THE TASK
In the listing that follows, retype every line from the first through the one containing "48, 39, 33]". Pictures are to be left out.

Begin AVAILABLE DATA

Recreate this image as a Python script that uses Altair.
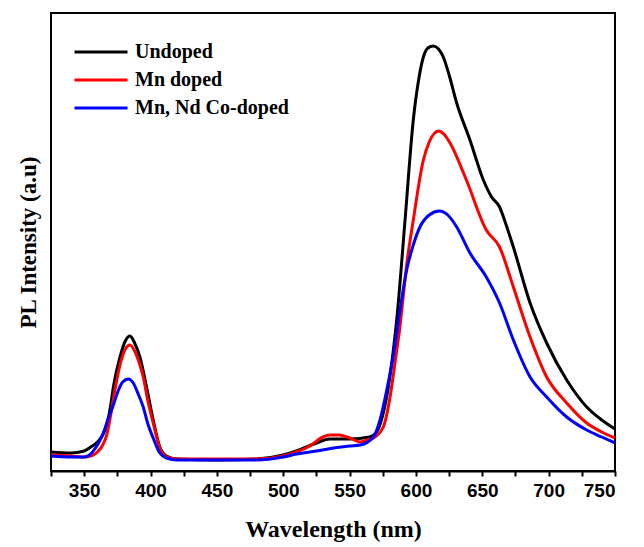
import altair as alt
import pandas as pd

# Wavelength (nm) / PL intensity (a.u.)
wl_undoped = [325, 340, 350, 355, 360, 364, 367, 370, 372, 377, 381, 384.5, 388, 392, 397, 402, 407, 412, 420,
              450, 480, 500, 510, 525, 535, 550, 565, 570.4, 575.4, 579.2, 583, 585.5, 591.8, 598, 602,
              605.6, 609, 613, 617, 620.6, 625, 630.7, 640.7, 650.8, 657, 663, 668, 673.4, 686, 698.5,
              713.6, 728.7, 740, 750]
pl_undoped = [19, 18, 20, 24, 29, 36, 46, 66, 84, 114, 130, 135, 128, 114, 84, 51, 24, 15, 12,
              11, 12, 16, 20, 28, 32, 32, 34, 39, 58, 84, 121, 151, 251, 351, 391,
              414, 423, 425, 422, 414, 396, 368, 331, 291, 274, 264, 246, 224, 168, 128,
              91, 64, 51, 42]

wl_mn = [325, 340, 350, 355, 360, 364, 367, 370, 372, 377, 381, 384.5, 388, 392, 394.5, 398, 402, 407, 412, 420,
         450, 480, 500, 510, 520, 530, 535, 542, 550, 558, 563, 568, 575.4, 580.5, 584.2, 588, 593, 598,
         605.6, 610, 617, 621, 625.7, 638, 653, 663, 673.4, 686, 698.5, 713.6, 728.7, 740, 750]
pl_mn = [16, 15, 14, 15, 19, 26, 36, 56, 72, 106, 122, 126, 120, 106, 94, 70, 48, 23, 14, 12,
         12, 12, 15, 19, 25, 34, 36, 36, 33, 29, 31, 33, 44, 74, 108, 145, 206, 251,
         311, 329, 340, 337, 328, 291, 241, 224, 184, 134, 94, 68, 48, 39, 33]

wl_co = [325, 340, 350, 354, 358, 362, 365, 368, 372, 375, 379, 383.3, 387, 391, 394.5, 398, 402, 407,
         412, 420, 450, 480, 500, 510, 525, 538, 550, 558, 568, 572.9, 578, 583, 588, 593, 598, 603,
         610, 617.6, 624, 630.7, 640.7, 653, 663, 673.4, 686, 698.5, 713.6, 728.7, 740, 750]
pl_co = [15, 14, 14, 16, 22, 31, 40, 52, 66, 78, 89, 92, 88, 76, 64, 47, 33, 18,
         13, 11, 11, 11, 14, 17, 20, 23, 25, 26, 34, 51, 81, 116, 161, 201, 226, 244,
         256, 260, 256, 244, 218, 194, 168, 131, 94, 74, 54, 41, 34, 28]

series = ["Undoped", "Mn doped", "Mn, Nd Co-doped"]
colors = ["#000000", "#ff0000", "#0000ff"]

rows = []
for name, xs, ys in [(series[0], wl_undoped, pl_undoped),
                     (series[1], wl_mn, pl_mn),
                     (series[2], wl_co, pl_co)]:
    for i, (x, y) in enumerate(zip(xs, ys)):
        rows.append({"Wavelength": x, "PL": y, "Sample": name, "order": i})
df = pd.DataFrame(rows)

tick_values = list(range(325, 751, 25))

chart = alt.Chart(df).mark_line(strokeWidth=3, interpolate="monotone").encode(
    x=alt.X("Wavelength:Q",
            scale=alt.Scale(domain=[325, 750], nice=False, zero=False),
            axis=alt.Axis(title="Wavelength (nm)", values=tick_values,
                          labelExpr="datum.value % 50 === 0 ? datum.label : ''",
                          grid=False, domainColor="black", domainWidth=2,
                          tickColor="black", tickWidth=2, tickSize=5,
                          labelFont="Liberation Sans", labelFontWeight="bold", labelFontSize=19,
                          labelColor="black", labelPadding=5,
                          titleFont="Liberation Serif", titleFontWeight="bold", titleFontSize=24,
                          titleColor="black", titlePadding=17)),
    y=alt.Y("PL:Q",
            scale=alt.Scale(domain=[0, 458], nice=False),
            axis=alt.Axis(title="PL Intensity (a.u)", labels=False, ticks=False, domain=False,
                          grid=False, titleFont="Liberation Serif", titleFontWeight="bold",
                          titleFontSize=23, titleColor="black", titlePadding=11)),
    color=alt.Color("Sample:N", scale=alt.Scale(domain=series, range=colors),
                    legend=alt.Legend(title=None, orient="none", legendX=22, legendY=25,
                                      symbolType="stroke", symbolSize=2809, symbolStrokeWidth=3,
                                      clipHeight=28, rowPadding=0, padding=0, labelOffset=6,
                                      labelFont="Liberation Serif", labelFontWeight="bold",
                                      labelFontSize=20, labelColor="black")),
    order="order:Q",
).properties(
    width=564, height=458,
    autosize=alt.AutoSizeParams(type="none"),
    padding={"left": 43, "top": 5, "right": 12, "bottom": 76},
).configure_view(stroke="black", strokeWidth=2)

chart.save("out.html", embed_options={"renderer": "svg", "actions": False})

End AVAILABLE DATA

REPLY TO THE EXERCISE
Recreate this image as a Python script that uses Altair.
import altair as alt
import pandas as pd

# Wavelength (nm) / PL intensity (a.u.)
wl_undoped = [325, 340, 350, 355, 360, 364, 367, 370, 372, 377, 381, 384.5, 388, 392, 397, 402, 407, 412, 420,
              450, 480, 500, 510, 525, 535, 550, 565, 570.4, 575.4, 579.2, 583, 585.5, 591.8, 598, 602,
              605.6, 609, 613, 617, 620.6, 625, 630.7, 640.7, 650.8, 657, 663, 668, 673.4, 686, 698.5,
              713.6, 728.7, 740, 750]
pl_undoped = [19, 18, 20, 24, 29, 36, 46, 66, 84, 114, 130, 135, 128, 114, 84, 51, 24, 15, 12,
              11, 12, 16, 20, 28, 32, 32, 34, 39, 58, 84, 121, 151, 251, 351, 391,
              414, 423, 425, 422, 414, 396, 368, 331, 291, 274, 264, 246, 224, 168, 128,
              91, 64, 51, 42]

wl_mn = [325, 340, 350, 355, 360, 364, 367, 370, 372, 377, 381, 384.5, 388, 392, 394.5, 398, 402, 407, 412, 420,
         450, 480, 500, 510, 520, 530, 535, 542, 550, 558, 563, 568, 575.4, 580.5, 584.2, 588, 593, 598,
         605.6, 610, 617, 621, 625.7, 638, 653, 663, 673.4, 686, 698.5, 713.6, 728.7, 740, 750]
pl_mn = [16, 15, 14, 15, 19, 26, 36, 56, 72, 106, 122, 126, 120, 106, 94, 70, 48, 23, 14, 12,
         12, 12, 15, 19, 25, 34, 36, 36, 33, 29, 31, 33, 44, 74, 108, 145, 206, 251,
         311, 329, 340, 337, 328, 291, 241, 224, 184, 134, 94, 68, 48, 39, 33]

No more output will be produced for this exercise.